Given information:
════════════════════

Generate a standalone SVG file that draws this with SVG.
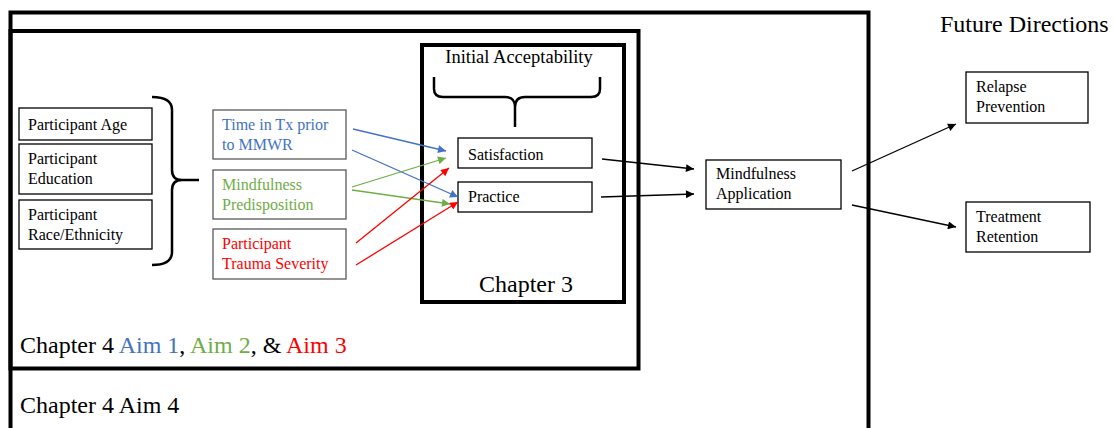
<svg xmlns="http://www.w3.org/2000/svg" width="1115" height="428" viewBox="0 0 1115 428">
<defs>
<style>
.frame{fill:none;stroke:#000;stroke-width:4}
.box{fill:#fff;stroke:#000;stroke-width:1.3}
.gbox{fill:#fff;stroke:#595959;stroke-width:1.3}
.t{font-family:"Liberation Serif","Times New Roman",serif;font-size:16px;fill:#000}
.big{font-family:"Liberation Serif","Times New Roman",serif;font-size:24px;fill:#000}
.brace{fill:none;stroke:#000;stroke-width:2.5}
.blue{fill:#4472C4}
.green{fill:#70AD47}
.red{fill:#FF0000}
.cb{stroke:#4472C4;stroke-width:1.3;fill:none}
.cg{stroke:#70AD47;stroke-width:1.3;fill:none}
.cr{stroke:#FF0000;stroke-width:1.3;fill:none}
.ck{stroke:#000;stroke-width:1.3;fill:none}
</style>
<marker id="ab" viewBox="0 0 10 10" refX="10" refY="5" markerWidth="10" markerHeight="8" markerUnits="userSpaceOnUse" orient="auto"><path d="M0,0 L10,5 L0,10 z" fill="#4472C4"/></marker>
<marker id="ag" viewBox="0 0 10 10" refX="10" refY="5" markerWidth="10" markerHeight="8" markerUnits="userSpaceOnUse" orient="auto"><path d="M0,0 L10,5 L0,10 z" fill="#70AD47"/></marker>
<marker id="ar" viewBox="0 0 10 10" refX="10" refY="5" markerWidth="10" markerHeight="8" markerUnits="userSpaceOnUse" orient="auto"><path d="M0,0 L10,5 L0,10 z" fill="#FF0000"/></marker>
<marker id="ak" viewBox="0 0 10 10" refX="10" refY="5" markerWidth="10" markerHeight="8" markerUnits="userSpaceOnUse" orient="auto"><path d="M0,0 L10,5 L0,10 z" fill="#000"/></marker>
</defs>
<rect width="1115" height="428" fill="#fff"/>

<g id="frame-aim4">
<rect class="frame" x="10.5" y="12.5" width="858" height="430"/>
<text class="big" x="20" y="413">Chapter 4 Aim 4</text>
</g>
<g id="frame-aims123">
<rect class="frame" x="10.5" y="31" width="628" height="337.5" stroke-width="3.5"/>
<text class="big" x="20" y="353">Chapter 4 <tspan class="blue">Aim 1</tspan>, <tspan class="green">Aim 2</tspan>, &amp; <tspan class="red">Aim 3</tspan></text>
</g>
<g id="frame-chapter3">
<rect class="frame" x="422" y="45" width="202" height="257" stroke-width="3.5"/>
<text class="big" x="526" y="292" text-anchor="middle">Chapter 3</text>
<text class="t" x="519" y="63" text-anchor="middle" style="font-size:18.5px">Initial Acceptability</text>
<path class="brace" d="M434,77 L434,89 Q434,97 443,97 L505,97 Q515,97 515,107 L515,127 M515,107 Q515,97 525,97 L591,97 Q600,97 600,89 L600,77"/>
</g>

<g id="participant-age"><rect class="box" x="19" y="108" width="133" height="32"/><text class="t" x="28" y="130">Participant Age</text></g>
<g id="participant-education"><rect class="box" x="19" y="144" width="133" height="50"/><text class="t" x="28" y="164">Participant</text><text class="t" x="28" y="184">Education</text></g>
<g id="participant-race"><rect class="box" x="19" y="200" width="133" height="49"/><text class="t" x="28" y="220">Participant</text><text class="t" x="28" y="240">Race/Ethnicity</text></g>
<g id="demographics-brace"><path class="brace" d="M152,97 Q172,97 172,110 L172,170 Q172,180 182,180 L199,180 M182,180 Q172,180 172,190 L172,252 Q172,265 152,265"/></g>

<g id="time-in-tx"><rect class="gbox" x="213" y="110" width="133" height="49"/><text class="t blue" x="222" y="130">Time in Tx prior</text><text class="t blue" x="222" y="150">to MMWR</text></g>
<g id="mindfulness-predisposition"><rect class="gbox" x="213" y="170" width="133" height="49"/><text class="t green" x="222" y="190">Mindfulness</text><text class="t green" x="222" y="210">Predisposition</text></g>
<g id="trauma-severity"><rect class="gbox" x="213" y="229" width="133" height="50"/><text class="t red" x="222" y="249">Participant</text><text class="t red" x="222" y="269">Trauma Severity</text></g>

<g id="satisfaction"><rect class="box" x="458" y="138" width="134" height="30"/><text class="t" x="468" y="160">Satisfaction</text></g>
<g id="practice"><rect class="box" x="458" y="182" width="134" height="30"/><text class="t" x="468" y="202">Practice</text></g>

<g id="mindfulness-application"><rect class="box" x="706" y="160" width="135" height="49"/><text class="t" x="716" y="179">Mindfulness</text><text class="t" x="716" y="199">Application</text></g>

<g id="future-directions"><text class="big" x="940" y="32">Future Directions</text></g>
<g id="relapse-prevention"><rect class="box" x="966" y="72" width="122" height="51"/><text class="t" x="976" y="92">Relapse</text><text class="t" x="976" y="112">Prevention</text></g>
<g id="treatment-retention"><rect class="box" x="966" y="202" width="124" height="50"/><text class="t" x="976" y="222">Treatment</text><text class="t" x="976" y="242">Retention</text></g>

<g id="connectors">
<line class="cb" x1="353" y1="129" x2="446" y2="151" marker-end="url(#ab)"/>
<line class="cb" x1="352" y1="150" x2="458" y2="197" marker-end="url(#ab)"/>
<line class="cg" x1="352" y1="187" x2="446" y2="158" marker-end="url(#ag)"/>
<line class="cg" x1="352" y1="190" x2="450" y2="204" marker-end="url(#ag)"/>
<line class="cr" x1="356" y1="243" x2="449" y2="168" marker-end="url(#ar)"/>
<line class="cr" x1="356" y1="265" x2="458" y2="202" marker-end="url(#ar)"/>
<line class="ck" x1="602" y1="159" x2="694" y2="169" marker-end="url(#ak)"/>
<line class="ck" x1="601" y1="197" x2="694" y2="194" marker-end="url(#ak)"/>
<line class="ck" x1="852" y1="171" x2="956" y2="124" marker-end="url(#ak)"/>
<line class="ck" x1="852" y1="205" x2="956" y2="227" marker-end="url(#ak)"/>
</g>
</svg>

════════════════════

Given problem:
Reproduce the listing exactly. Leave its pictures out.

Task result:
Generate a standalone SVG file that draws this with SVG.
<svg xmlns="http://www.w3.org/2000/svg" width="1115" height="428" viewBox="0 0 1115 428">
<defs>
<style>
.frame{fill:none;stroke:#000;stroke-width:4}
.box{fill:#fff;stroke:#000;stroke-width:1.3}
.gbox{fill:#fff;stroke:#595959;stroke-width:1.3}
.t{font-family:"Liberation Serif","Times New Roman",serif;font-size:16px;fill:#000}
.big{font-family:"Liberation Serif","Times New Roman",serif;font-size:24px;fill:#000}
.brace{fill:none;stroke:#000;stroke-width:2.5}
.blue{fill:#4472C4}
.green{fill:#70AD47}
.red{fill:#FF0000}
.cb{stroke:#4472C4;stroke-width:1.3;fill:none}
.cg{stroke:#70AD47;stroke-width:1.3;fill:none}
.cr{stroke:#FF0000;stroke-width:1.3;fill:none}
.ck{stroke:#000;stroke-width:1.3;fill:none}
</style>
<marker id="ab" viewBox="0 0 10 10" refX="10" refY="5" markerWidth="10" markerHeight="8" markerUnits="userSpaceOnUse" orient="auto"><path d="M0,0 L10,5 L0,10 z" fill="#4472C4"/></marker>
<marker id="ag" viewBox="0 0 10 10" refX="10" refY="5" markerWidth="10" markerHeight="8" markerUnits="userSpaceOnUse" orient="auto"><path d="M0,0 L10,5 L0,10 z" fill="#70AD47"/></marker>
<marker id="ar" viewBox="0 0 10 10" refX="10" refY="5" markerWidth="10" markerHeight="8" markerUnits="userSpaceOnUse" orient="auto"><path d="M0,0 L10,5 L0,10 z" fill="#FF0000"/></marker>
<marker id="ak" viewBox="0 0 10 10" refX="10" refY="5" markerWidth="10" markerHeight="8" markerUnits="userSpaceOnUse" orient="auto"><path d="M0,0 L10,5 L0,10 z" fill="#000"/></marker>
</defs>
<rect width="1115" height="428" fill="#fff"/>

<g id="frame-aim4">
<rect class="frame" x="10.5" y="12.5" width="858" height="430"/>
<text class="big" x="20" y="413">Chapter 4 Aim 4</text>
</g>
<g id="frame-aims123">
<rect class="frame" x="10.5" y="31" width="628" height="337.5" stroke-width="3.5"/>
<text class="big" x="20" y="353">Chapter 4 <tspan class="blue">Aim 1</tspan>, <tspan class="green">Aim 2</tspan>, &amp; <tspan class="red">Aim 3</tspan></text>
</g>
<g id="frame-chapter3">
<rect class="frame" x="422" y="45" width="202" height="257" stroke-width="3.5"/>
<text class="big" x="526" y="292" text-anchor="middle">Chapter 3</text>
<text class="t" x="519" y="63" text-anchor="middle" style="font-size:18.5px">Initial Acceptability</text>
<path class="brace" d="M434,77 L434,89 Q434,97 443,97 L505,97 Q515,97 515,107 L515,127 M515,107 Q515,97 525,97 L591,97 Q600,97 600,89 L600,77"/>
</g>

<g id="participant-age"><rect class="box" x="19" y="108" width="133" height="32"/><text class="t" x="28" y="130">Participant Age</text></g>
<g id="participant-education"><rect class="box" x="19" y="144" width="133" height="50"/><text class="t" x="28" y="164">Participant</text><text class="t" x="28" y="184">Education</text></g>
<g id="participant-race"><rect class="box" x="19" y="200" width="133" height="49"/><text class="t" x="28" y="220">Participant</text><text class="t" x="28" y="240">Race/Ethnicity</text></g>
<g id="demographics-brace"><path class="brace" d="M152,97 Q172,97 172,110 L172,170 Q172,180 182,180 L199,180 M182,180 Q172,180 172,190 L172,252 Q172,265 152,265"/></g>

<g id="time-in-tx"><rect class="gbox" x="213" y="110" width="133" height="49"/><text class="t blue" x="222" y="130">Time in Tx prior</text><text class="t blue" x="222" y="150">to MMWR</text></g>
<g id="mindfulness-predisposition"><rect class="gbox" x="213" y="170" width="133" height="49"/><text class="t green" x="222" y="190">Mindfulness</text><text class="t green" x="222" y="210">Predisposition</text></g>
<g id="trauma-severity"><rect class="gbox" x="213" y="229" width="133" height="50"/><text class="t red" x="222" y="249">Participant</text><text class="t red" x="222" y="269">Trauma Severity</text></g>

<g id="satisfaction"><rect class="box" x="458" y="138" width="134" height="30"/><text class="t" x="468" y="160">Satisfaction</text></g>
<g id="practice"><rect class="box" x="458" y="182" width="134" height="30"/><text class="t" x="468" y="202">Practice</text></g>

<g id="mindfulness-application"><rect class="box" x="706" y="160" width="135" height="49"/><text class="t" x="716" y="179">Mindfulness</text><text class="t" x="716" y="199">Application</text></g>

<g id="future-directions"><text class="big" x="940" y="32">Future Directions</text></g>
<g id="relapse-prevention"><rect class="box" x="966" y="72" width="122" height="51"/><text class="t" x="976" y="92">Relapse</text><text class="t" x="976" y="112">Prevention</text></g>
<g id="treatment-retention"><rect class="box" x="966" y="202" width="124" height="50"/><text class="t" x="976" y="222">Treatment</text><text class="t" x="976" y="242">Retention</text></g>

<g id="connectors">
<line class="cb" x1="353" y1="129" x2="446" y2="151" marker-end="url(#ab)"/>
<line class="cb" x1="352" y1="150" x2="458" y2="197" marker-end="url(#ab)"/>
<line class="cg" x1="352" y1="187" x2="446" y2="158" marker-end="url(#ag)"/>
<line class="cg" x1="352" y1="190" x2="450" y2="204" marker-end="url(#ag)"/>
<line class="cr" x1="356" y1="243" x2="449" y2="168" marker-end="url(#ar)"/>
<line class="cr" x1="356" y1="265" x2="458" y2="202" marker-end="url(#ar)"/>
<line class="ck" x1="602" y1="159" x2="694" y2="169" marker-end="url(#ak)"/>
<line class="ck" x1="601" y1="197" x2="694" y2="194" marker-end="url(#ak)"/>
<line class="ck" x1="852" y1="171" x2="956" y2="124" marker-end="url(#ak)"/>
<line class="ck" x1="852" y1="205" x2="956" y2="227" marker-end="url(#ak)"/>
</g>
</svg>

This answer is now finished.